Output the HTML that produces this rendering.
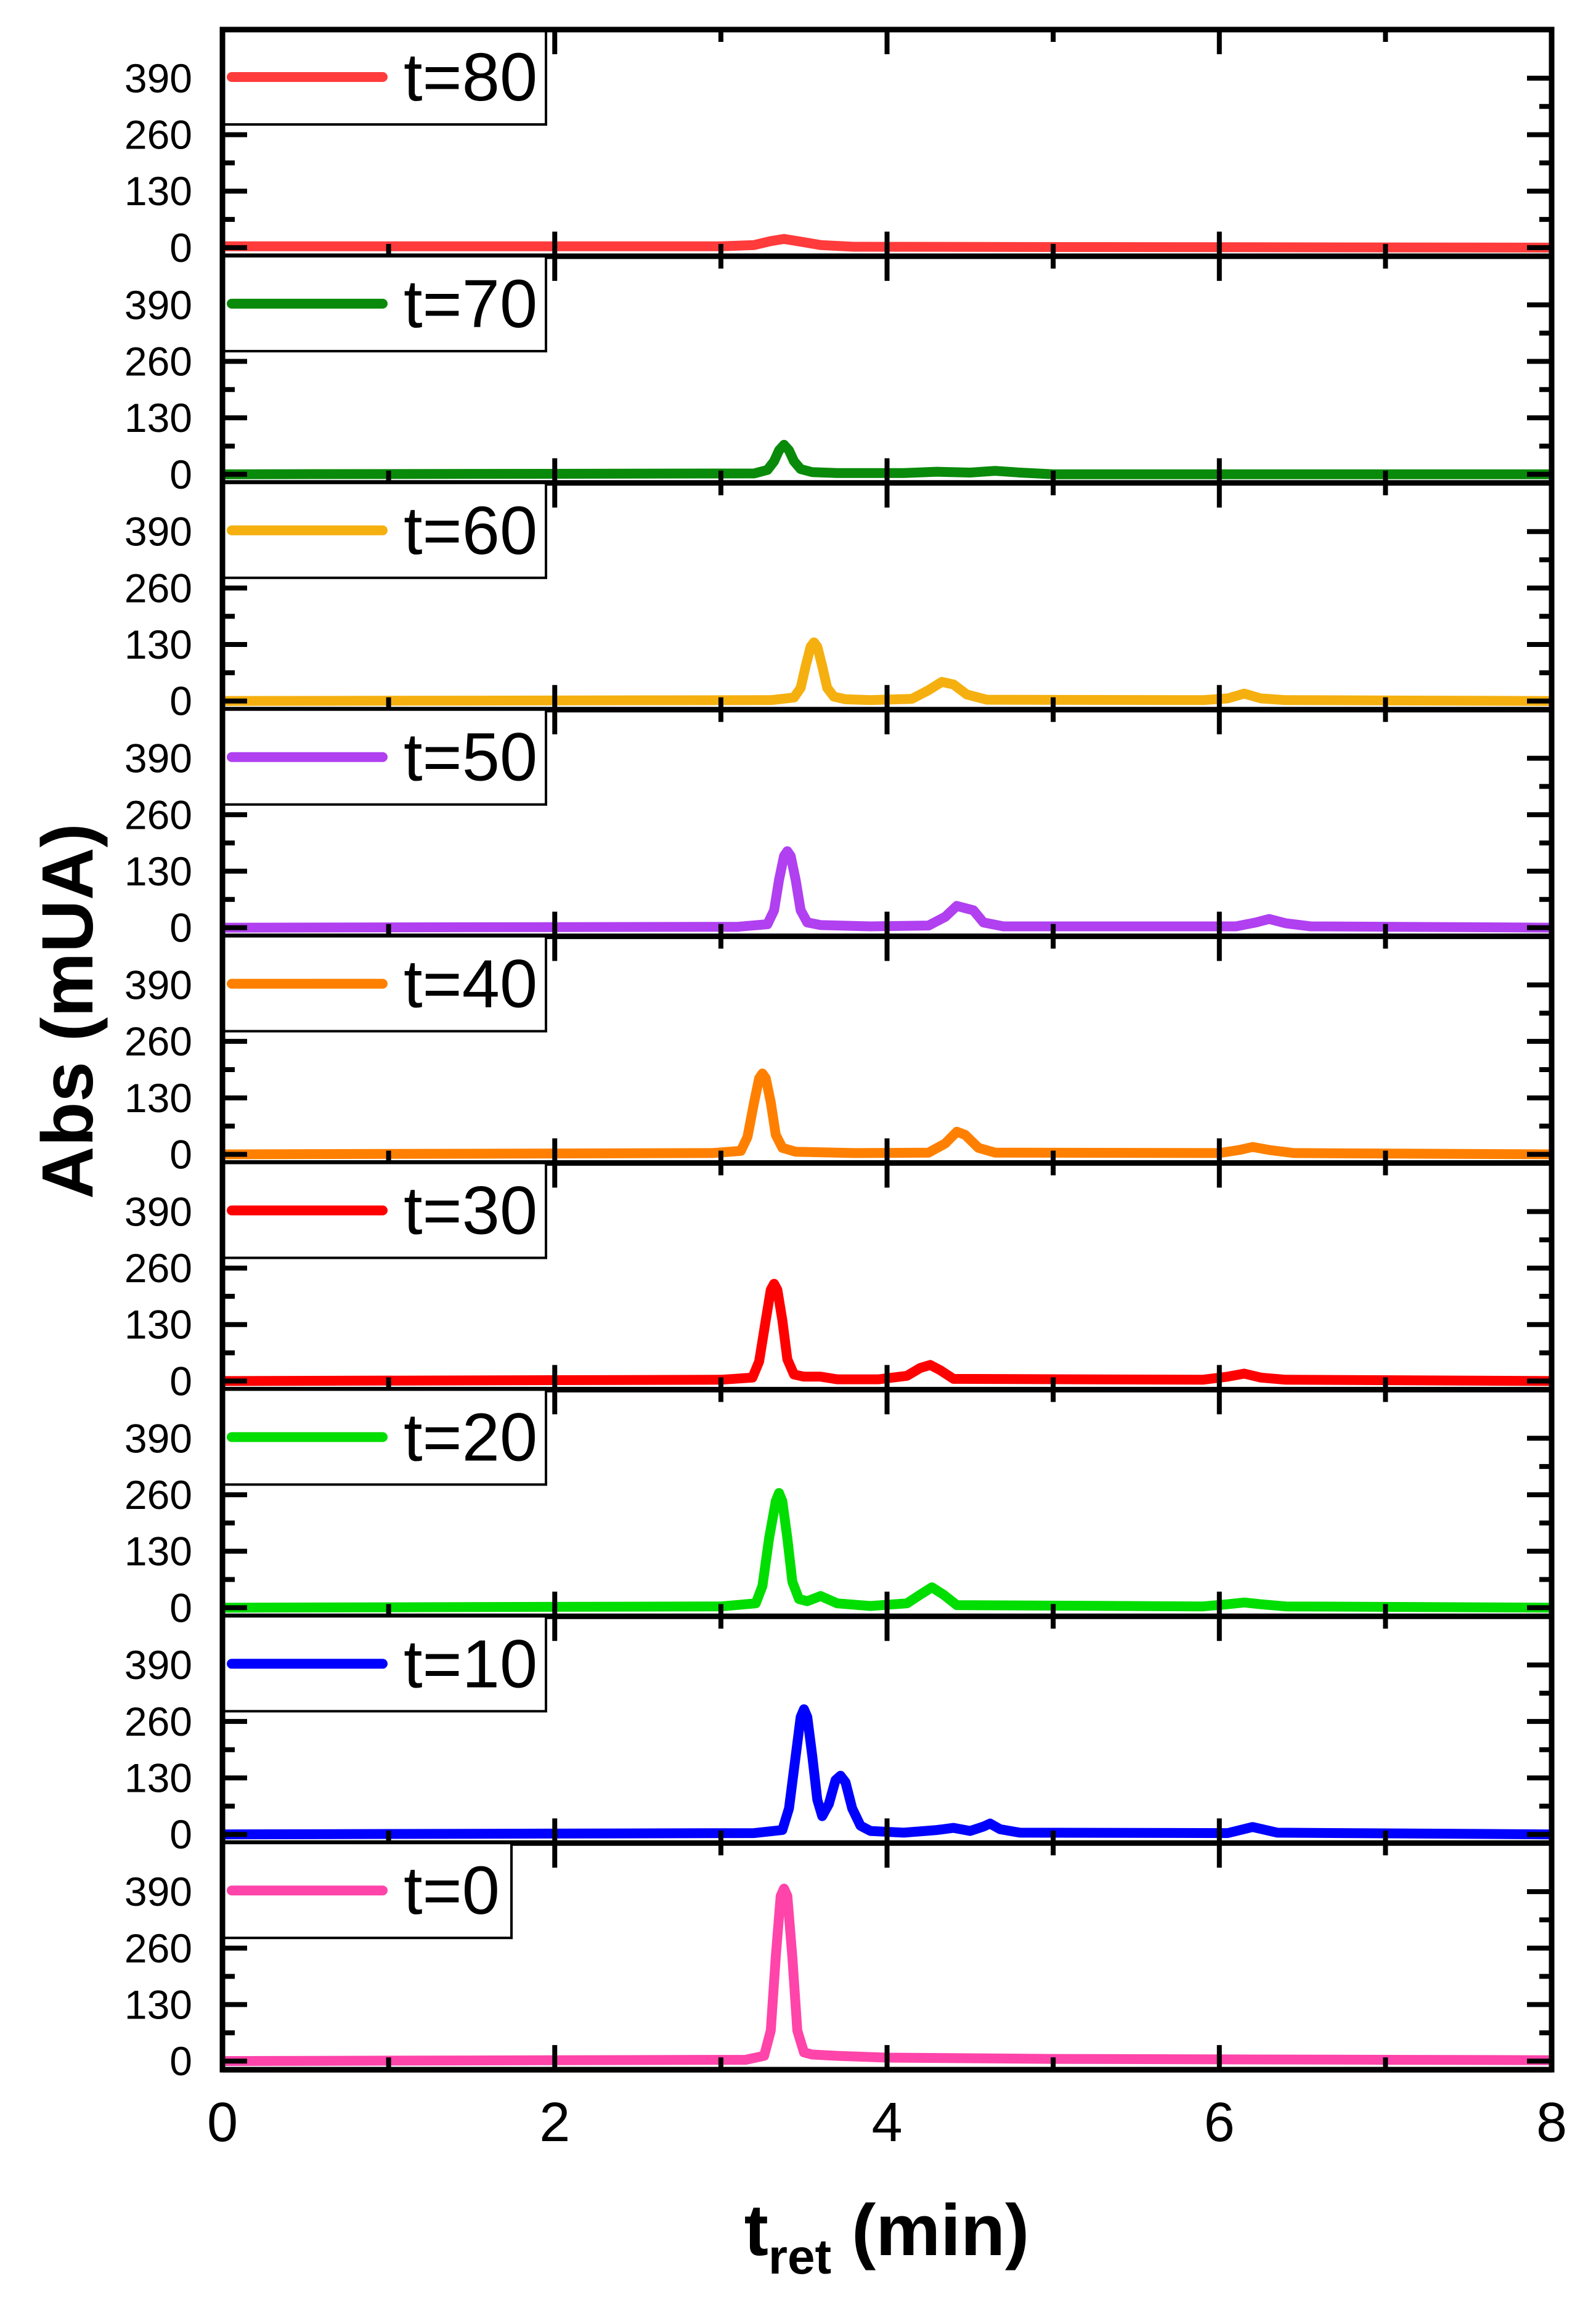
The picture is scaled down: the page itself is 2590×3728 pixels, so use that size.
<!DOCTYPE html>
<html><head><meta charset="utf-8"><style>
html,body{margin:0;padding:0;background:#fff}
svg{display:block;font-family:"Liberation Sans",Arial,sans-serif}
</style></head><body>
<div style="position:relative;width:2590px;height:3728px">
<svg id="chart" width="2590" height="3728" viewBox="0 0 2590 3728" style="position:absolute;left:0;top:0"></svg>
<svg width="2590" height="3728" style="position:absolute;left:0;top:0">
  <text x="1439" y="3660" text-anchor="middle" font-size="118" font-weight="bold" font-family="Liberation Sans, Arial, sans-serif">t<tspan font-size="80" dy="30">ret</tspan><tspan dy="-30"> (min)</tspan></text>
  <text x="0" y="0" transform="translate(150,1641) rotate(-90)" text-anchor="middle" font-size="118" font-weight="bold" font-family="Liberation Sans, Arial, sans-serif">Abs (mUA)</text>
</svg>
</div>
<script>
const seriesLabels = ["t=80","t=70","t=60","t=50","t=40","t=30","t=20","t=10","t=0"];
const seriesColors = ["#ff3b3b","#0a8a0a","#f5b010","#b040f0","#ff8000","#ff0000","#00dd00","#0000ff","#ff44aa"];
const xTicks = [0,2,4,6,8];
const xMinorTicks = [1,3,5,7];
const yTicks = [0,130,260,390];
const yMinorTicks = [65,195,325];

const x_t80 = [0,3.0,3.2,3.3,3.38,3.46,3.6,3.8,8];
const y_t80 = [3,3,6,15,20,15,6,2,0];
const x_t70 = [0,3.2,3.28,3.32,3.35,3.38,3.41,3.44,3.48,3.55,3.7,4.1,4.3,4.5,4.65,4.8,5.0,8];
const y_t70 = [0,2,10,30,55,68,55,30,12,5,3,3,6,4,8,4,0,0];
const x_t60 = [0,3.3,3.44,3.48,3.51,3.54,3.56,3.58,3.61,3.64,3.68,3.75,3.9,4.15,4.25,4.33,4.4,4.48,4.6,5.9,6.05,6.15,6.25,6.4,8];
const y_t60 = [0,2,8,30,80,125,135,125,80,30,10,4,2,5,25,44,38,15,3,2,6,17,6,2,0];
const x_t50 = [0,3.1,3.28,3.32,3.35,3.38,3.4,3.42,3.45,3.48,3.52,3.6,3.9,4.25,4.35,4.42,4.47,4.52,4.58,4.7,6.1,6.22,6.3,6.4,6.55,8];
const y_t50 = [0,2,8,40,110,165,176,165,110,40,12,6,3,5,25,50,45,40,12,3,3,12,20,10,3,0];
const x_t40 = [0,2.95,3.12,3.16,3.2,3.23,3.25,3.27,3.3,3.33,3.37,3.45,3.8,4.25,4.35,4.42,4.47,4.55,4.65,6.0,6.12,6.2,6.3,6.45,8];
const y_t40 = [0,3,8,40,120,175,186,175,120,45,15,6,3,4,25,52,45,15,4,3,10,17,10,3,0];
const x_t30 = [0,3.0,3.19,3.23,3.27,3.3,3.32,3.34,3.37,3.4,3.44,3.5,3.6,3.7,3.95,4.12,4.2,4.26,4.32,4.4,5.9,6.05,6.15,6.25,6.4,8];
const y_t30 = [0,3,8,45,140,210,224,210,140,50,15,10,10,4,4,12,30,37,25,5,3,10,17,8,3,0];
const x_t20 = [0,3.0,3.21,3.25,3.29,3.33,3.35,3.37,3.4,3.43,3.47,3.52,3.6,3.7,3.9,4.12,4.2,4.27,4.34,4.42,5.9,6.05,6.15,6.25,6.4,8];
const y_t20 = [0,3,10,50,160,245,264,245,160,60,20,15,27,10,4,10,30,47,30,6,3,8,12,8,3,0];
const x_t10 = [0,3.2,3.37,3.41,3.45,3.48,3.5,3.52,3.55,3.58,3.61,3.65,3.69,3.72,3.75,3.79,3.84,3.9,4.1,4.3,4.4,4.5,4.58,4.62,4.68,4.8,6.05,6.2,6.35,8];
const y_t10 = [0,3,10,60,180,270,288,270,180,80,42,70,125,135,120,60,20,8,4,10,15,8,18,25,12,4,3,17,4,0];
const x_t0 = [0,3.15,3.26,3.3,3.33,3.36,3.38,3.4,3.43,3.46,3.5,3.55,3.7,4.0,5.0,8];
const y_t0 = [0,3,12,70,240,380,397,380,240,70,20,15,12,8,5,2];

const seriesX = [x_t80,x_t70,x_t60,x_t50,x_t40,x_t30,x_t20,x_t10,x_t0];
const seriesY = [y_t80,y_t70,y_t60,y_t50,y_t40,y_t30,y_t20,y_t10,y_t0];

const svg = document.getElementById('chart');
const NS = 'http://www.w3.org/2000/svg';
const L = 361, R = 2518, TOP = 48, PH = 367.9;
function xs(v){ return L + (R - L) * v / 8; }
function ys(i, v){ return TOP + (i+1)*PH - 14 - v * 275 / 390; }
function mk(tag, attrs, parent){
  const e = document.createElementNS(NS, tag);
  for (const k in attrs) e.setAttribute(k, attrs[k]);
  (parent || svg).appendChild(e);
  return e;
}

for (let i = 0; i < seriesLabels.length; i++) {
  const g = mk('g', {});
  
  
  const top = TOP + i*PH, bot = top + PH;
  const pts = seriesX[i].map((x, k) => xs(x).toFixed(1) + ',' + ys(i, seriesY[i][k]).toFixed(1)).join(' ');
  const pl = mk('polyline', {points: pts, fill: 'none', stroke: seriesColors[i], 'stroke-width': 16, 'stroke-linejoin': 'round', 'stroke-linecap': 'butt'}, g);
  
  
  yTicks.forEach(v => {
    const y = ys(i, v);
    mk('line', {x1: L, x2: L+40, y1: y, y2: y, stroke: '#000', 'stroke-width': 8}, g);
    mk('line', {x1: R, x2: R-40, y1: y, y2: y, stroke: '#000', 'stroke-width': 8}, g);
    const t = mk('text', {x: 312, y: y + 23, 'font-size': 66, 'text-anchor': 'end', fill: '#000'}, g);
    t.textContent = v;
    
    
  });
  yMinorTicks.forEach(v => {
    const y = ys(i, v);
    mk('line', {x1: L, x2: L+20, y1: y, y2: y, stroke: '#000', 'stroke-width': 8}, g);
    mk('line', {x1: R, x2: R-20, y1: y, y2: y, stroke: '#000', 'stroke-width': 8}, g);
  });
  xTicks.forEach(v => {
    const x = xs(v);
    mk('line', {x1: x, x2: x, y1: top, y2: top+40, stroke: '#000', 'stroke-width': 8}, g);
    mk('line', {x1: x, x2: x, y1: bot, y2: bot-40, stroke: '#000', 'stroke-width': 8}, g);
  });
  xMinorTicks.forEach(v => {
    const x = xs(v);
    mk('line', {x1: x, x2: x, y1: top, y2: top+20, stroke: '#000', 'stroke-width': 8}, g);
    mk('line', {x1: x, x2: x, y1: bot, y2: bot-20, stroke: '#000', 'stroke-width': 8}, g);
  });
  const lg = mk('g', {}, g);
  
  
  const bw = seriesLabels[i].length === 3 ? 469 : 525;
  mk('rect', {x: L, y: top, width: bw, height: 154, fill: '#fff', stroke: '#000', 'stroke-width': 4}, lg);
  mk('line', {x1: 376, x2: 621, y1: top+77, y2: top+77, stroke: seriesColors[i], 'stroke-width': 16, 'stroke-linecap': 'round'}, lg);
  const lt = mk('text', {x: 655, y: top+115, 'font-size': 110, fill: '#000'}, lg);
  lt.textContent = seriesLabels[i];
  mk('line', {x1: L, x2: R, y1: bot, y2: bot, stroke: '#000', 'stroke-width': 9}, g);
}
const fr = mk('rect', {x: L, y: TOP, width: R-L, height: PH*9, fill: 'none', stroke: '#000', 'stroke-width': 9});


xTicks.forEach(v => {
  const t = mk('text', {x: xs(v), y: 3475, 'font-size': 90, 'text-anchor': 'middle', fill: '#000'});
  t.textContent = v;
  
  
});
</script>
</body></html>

Task directions: Scan the data for the word "that" and copy every line where it shows up.

The answer:
Output the HTML that produces this rendering.
The picture is scaled down: the page itself is 2590×3728 pixels, so use that size.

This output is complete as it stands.